◆ **Problem**
Retype only what runs from the first line of the records to the line with "0.5132, 0.5134, 0.5136]", inclusive, and no pictures.

◆ **Listing**
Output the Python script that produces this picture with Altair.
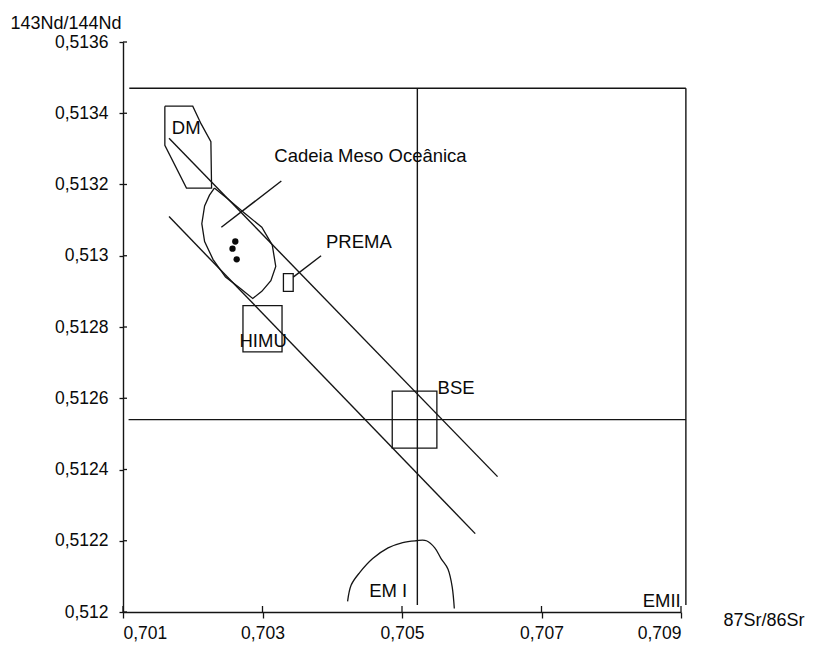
import altair as alt
import pandas as pd

# ---- axis ticks ----
X_TICKS = [0.701, 0.703, 0.705, 0.707, 0.709]
Y_TICKS = [0.5120, 0.5122, 0.5124, 0.5126, 0.5128, 0.5130, 0.5132, 0.5134, 0.5136]

# ---- straight lines: frame, BSE cross, mantle array bounds, leaders ----
seg_name = ["top", "right", "bse_v", "bse_h", "upper", "lower", "lead_morb", "lead_prema"]
seg_x1 = [0.70109, 0.70907, 0.70522, 0.70108, 0.70166, 0.70166, 0.70327, 0.70384]
seg_y1 = [0.51347, 0.51347, 0.51347, 0.51254, 0.51333, 0.51311, 0.51321, 0.51300]
seg_x2 = [0.70907, 0.70907, 0.70522, 0.70907, 0.70637, 0.70605, 0.70241, 0.70344]
seg_y2 = [0.51347, 0.51202, 0.51202, 0.51254, 0.51238, 0.51222, 0.51308, 0.51294]

# ---- DM field ----
dm_x = [0.7016, 0.7020, 0.70212, 0.70226, 0.70227, 0.70191, 0.7016, 0.7016]
dm_y = [0.51342, 0.51342, 0.51337, 0.51332, 0.51319, 0.51319, 0.51331, 0.51342]

# ---- mid-ocean ridge field ----
morb_x = [0.70231, 0.7025, 0.70274, 0.70299, 0.70314, 0.70319, 0.70312, 0.70299,
          0.70286, 0.70267, 0.70247, 0.70229, 0.70217, 0.70213, 0.70217, 0.70224, 0.70231]
morb_y = [0.51319, 0.51316, 0.51312, 0.51308, 0.51303, 0.51297, 0.51293, 0.5129,
          0.51288, 0.51291, 0.51294, 0.51299, 0.51304, 0.51309, 0.51314, 0.51317, 0.51319]

# ---- EM I field ----
em1_x = [0.70422, 0.70427, 0.70439, 0.70458, 0.7048, 0.70501, 0.7052, 0.70535,
         0.70547, 0.70556, 0.70566, 0.70572, 0.70575]
em1_y = [0.51203, 0.512075, 0.51211, 0.51215, 0.51218, 0.512195, 0.5122, 0.5122,
         0.51218, 0.51215, 0.51212, 0.51207, 0.51201]

# ---- boxes: HIMU, PREMA, BSE ----
box_x1 = [0.70272, 0.7033, 0.70486]
box_x2 = [0.70328, 0.70344, 0.7055]
box_y1 = [0.51286, 0.51295, 0.51262]
box_y2 = [0.51273, 0.5129, 0.51246]

# ---- samples ----
pt_x = [0.70261, 0.70257, 0.70263]
pt_y = [0.51304, 0.51302, 0.51299]

# ---- labels ----
lab_text = ["DM", "Cadeia Meso Oceânica", "PREMA", "HIMU", "BSE", "EM I", "EMII"]
lab_x = [0.7017, 0.70317, 0.70391, 0.70267, 0.70551, 0.70453, 0.70845]
lab_y = [0.51336, 0.51328, 0.51304, 0.51276, 0.51263, 0.51206, 0.51203]

INK = "#141414"
FONT = "Liberation Sans"

xs = alt.Scale(domain=[0.701, 0.709], nice=False, zero=False)
ys = alt.Scale(domain=[0.512, 0.5136], nice=False, zero=False)

xaxis = alt.Axis(
    values=X_TICKS, labelExpr="replace(format(datum.value, '.3f'), '.', ',')",
    title="87Sr/86Sr", titleAngle=0, titleAlign="left", titleBaseline="middle",
    titleX=600, titleY=8, titleFontSize=18, titleFontWeight="normal",
    labelFontSize=17.5, labelPadding=6, tickSize=6, grid=False,
    domainColor=INK, tickColor=INK, domainWidth=1.4, tickWidth=1.3,
)
yaxis = alt.Axis(
    values=Y_TICKS, labelExpr="replace(format(datum.value, '.4~f'), '.', ',')",
    title="143Nd/144Nd", titleAngle=0, titleAlign="left", titleBaseline="middle",
    titleX=-113, titleY=-19, titleFontSize=18, titleFontWeight="normal",
    labelFontSize=17.5, labelPadding=11, tickSize=4, grid=False,
    domainColor=INK, tickColor=INK, domainWidth=1.4, tickWidth=1.3,
)


def X(f):
    return alt.X(f, type="quantitative", scale=xs, axis=xaxis)


def Y(f):
    return alt.Y(f, type="quantitative", scale=ys, axis=yaxis)


segs = pd.DataFrame({"name": seg_name, "x": seg_x1, "y": seg_y1, "x2": seg_x2, "y2": seg_y2})
rules = alt.Chart(segs).mark_rule(color=INK, strokeWidth=1.4).encode(
    x=X("x"), y=Y("y"), x2="x2", y2="y2"
)

fields = pd.concat([
    pd.DataFrame({"field": "DM", "x": dm_x, "y": dm_y, "i": range(len(dm_x))}),
    pd.DataFrame({"field": "MORB", "x": morb_x, "y": morb_y, "i": range(len(morb_x))}),
])
outlines = alt.Chart(fields).mark_line(color=INK, strokeWidth=1.3).encode(
    x=X("x"), y=Y("y"), detail="field:N", order="i:Q"
)

em1 = pd.DataFrame({"x": em1_x, "y": em1_y, "i": range(len(em1_x))})
arc = alt.Chart(em1).mark_line(color=INK, strokeWidth=1.3, interpolate="cardinal").encode(
    x=X("x"), y=Y("y"), order="i:Q"
)

boxes = pd.DataFrame({"x": box_x1, "x2": box_x2, "y": box_y1, "y2": box_y2})
rects = alt.Chart(boxes).mark_rect(fillOpacity=0, stroke=INK, strokeWidth=1.3).encode(
    x=X("x"), x2="x2", y=Y("y"), y2="y2"
)

pts = pd.DataFrame({"x": pt_x, "y": pt_y})
dots = alt.Chart(pts).mark_point(filled=True, color="#0a0a0a", size=40, opacity=1).encode(
    x=X("x"), y=Y("y")
)

labs = pd.DataFrame({"t": lab_text, "x": lab_x, "y": lab_y})
texts = alt.Chart(labs).mark_text(
    align="left", baseline="middle", font=FONT, fontSize=18.5, color="#0a0a0a"
).encode(x=X("x"), y=Y("y"), text="t:N")

# inner halves of the tick marks, which cross the axis lines
ytk = pd.DataFrame({"y": Y_TICKS})
ytick_in = alt.Chart(ytk).mark_rule(color=INK, strokeWidth=1.3).encode(
    y=Y("y"), x=alt.value(0), x2=alt.value(4)
)
xtk = pd.DataFrame({"x": X_TICKS})
xtick_in = alt.Chart(xtk).mark_rule(color=INK, strokeWidth=1.3).encode(
    x=X("x"), y=alt.value(570), y2=alt.value(564)
)

chart = alt.layer(rules, outlines, arc, rects, dots, texts, ytick_in, xtick_in).properties(
    width=558, height=570,
    padding={"left": 123, "top": 42, "right": 135, "bottom": 46},
    autosize=alt.AutoSizeParams(type="none"),
    background="white",
).configure_view(stroke="transparent").configure_axis(
    labelFont=FONT, titleFont=FONT, labelColor="#0a0a0a", titleColor="#0a0a0a"
)

chart.save("out.html", embed_options={"renderer": "svg", "actions": False})
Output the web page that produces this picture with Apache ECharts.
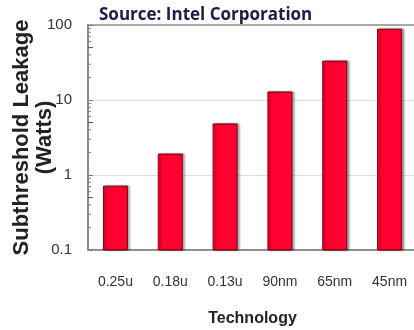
<!DOCTYPE html>
<html>
<head>
<meta charset="utf-8">
<script src="https://cdn.jsdelivr.net/npm/echarts@6/dist/echarts.min.js"></script>
<style>
  html, body { margin: 0; padding: 0; background: #fff; }
  #chart { width: 414px; height: 330px; }
</style>
</head>
<body>
<div id="chart"></div>
<script>
// Process nodes and their subthreshold leakage (W), log scale
const technologies = ['0.25u', '0.18u', '0.13u', '90nm', '65nm', '45nm'];
const leakageWatts = [0.71, 1.9, 4.8, 12.8, 33, 88];
const yTickLabels = ['0.1', '1', '10', '100'];
// Minor tick values inside each decade (2..9 of each power of ten)
const minorTickValues = [
  0.2, 0.3, 0.4, 0.5, 0.6, 0.7, 0.8, 0.9,
  2, 3, 4, 5, 6, 7, 8, 9,
  20, 30, 40, 50, 60, 70, 80, 90
];
const axisFloor = 0.1;

const chart = echarts.init(document.getElementById('chart'), null, { renderer: 'canvas' });

const labelFont = '"Liberation Sans", Arial, sans-serif';

chart.setOption({
  animation: false,
  title: {
    text: 'Source: Intel Corporation',
    left: 94,
    top: 2,
    textStyle: {
      fontFamily: '"Open Sans", sans-serif',
      fontWeight: 'bold',
      fontSize: 17,
      color: '#1c1c48'
    }
  },
  grid: {
    left: 88,
    top: 25,
    width: 329,
    bottom: 80,
    outerBoundsMode: 'none',
    containLabel: false,
    show: true,
    borderColor: '#8c8c8c',
    borderWidth: 1.5,
    backgroundColor: 'transparent'
  },
  xAxis: {
    type: 'category',
    data: technologies,
    name: 'Technology',
    nameLocation: 'middle',
    nameGap: 61,
    nameMoveOverlap: false,
    nameTextStyle: {
      fontFamily: labelFont,
      fontWeight: 'bold',
      fontSize: 16,
      color: '#222'
    },
    axisLine: { lineStyle: { color: '#808080', width: 1.5 } },
    axisTick: { inside: true, length: 5, lineStyle: { color: '#808080' } },
    axisLabel: {
      margin: 25,
      fontFamily: labelFont,
      fontSize: 14,
      color: '#333'
    }
  },
  yAxis: {
    type: 'log',
    logBase: 10,
    min: 0.1,
    max: 100,
    name: 'Subthreshold Leakage\n(Watts)',
    nameLocation: 'middle',
    nameGap: 32,
    nameMoveOverlap: false,
    nameTextStyle: {
      fontFamily: labelFont,
      fontWeight: 'bold',
      fontSize: 22,
      lineHeight: 23,
      color: '#222'
    },
    axisLine: { show: true, lineStyle: { color: '#808080', width: 1.5 } },
    axisTick: { show: true, inside: true, length: 5, lineStyle: { color: '#808080' } },
    axisLabel: {
      margin: 16,
      fontFamily: labelFont,
      fontSize: 15,
      color: '#333',
      formatter: function (v) {
        const s = String(+v.toPrecision(3));
        return yTickLabels.indexOf(s) >= 0 ? s : '';
      }
    },
    splitLine: {
      show: true,
      showMaxLine: false,
      lineStyle: { color: '#dcdcdc', width: 1 }
    }
  },
  series: [
    {
      // bars rising from the bottom of the log axis
      type: 'custom',
      data: leakageWatts.map(function (v, i) { return [i, v]; }),
      encode: { x: 0, y: 1 },
      renderItem: function (params, api) {
        const top = api.coord([api.value(0), api.value(1)]);
        const base = api.coord([api.value(0), axisFloor]);
        const w = 24;
        return {
          type: 'rect',
          shape: { x: top[0] - w / 2, y: top[1], width: w, height: base[1] - top[1] },
          style: {
            fill: '#ff0030',
            stroke: '#7a0012',
            lineWidth: 1,
            shadowColor: 'rgba(0,0,0,0.35)',
            shadowOffsetX: 2,
            shadowBlur: 2
          }
        };
      }
    },
    {
      // minor ticks along the log axis
      type: 'custom',
      silent: true,
      data: minorTickValues.map(function (v) { return [0, v]; }),
      encode: { x: 0, y: 1 },
      renderItem: function (params, api) {
        const pt = api.coord([0, api.value(1)]);
        const x0 = params.coordSys.x;
        const v = api.value(1);
        const major = Math.abs(v / Math.pow(10, Math.floor(Math.log10(v) + 1e-9)) - 5) < 1e-6;
        return {
          type: 'line',
          shape: { x1: x0, y1: pt[1], x2: x0 + (major ? 5 : 3), y2: pt[1] },
          style: { stroke: major ? '#555' : '#808080', lineWidth: 1 }
        };
      }
    }
  ]
});
</script>
</body>
</html>
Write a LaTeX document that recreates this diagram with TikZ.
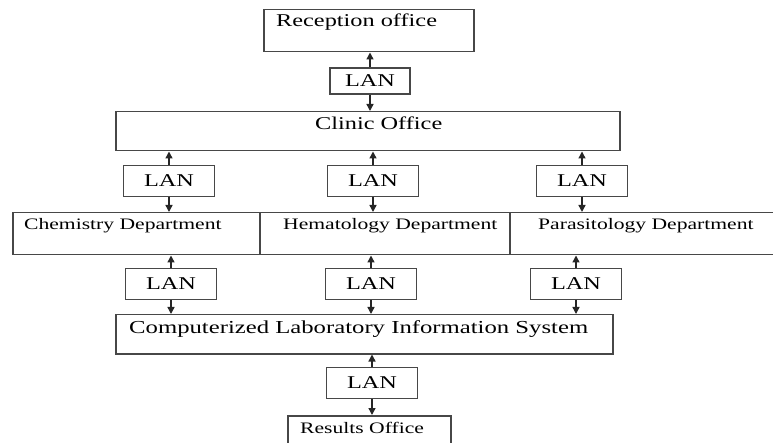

◆ **Answer below**
Output the Python script that produces this picture with Altair.
import altair as alt
import pandas as pd

# ---- axis ticks ----
X_TICKS = [0.701, 0.703, 0.705, 0.707, 0.709]
Y_TICKS = [0.5120, 0.5122, 0.5124, 0.5126, 0.5128, 0.5130, 0.5132, 0.5134, 0.5136]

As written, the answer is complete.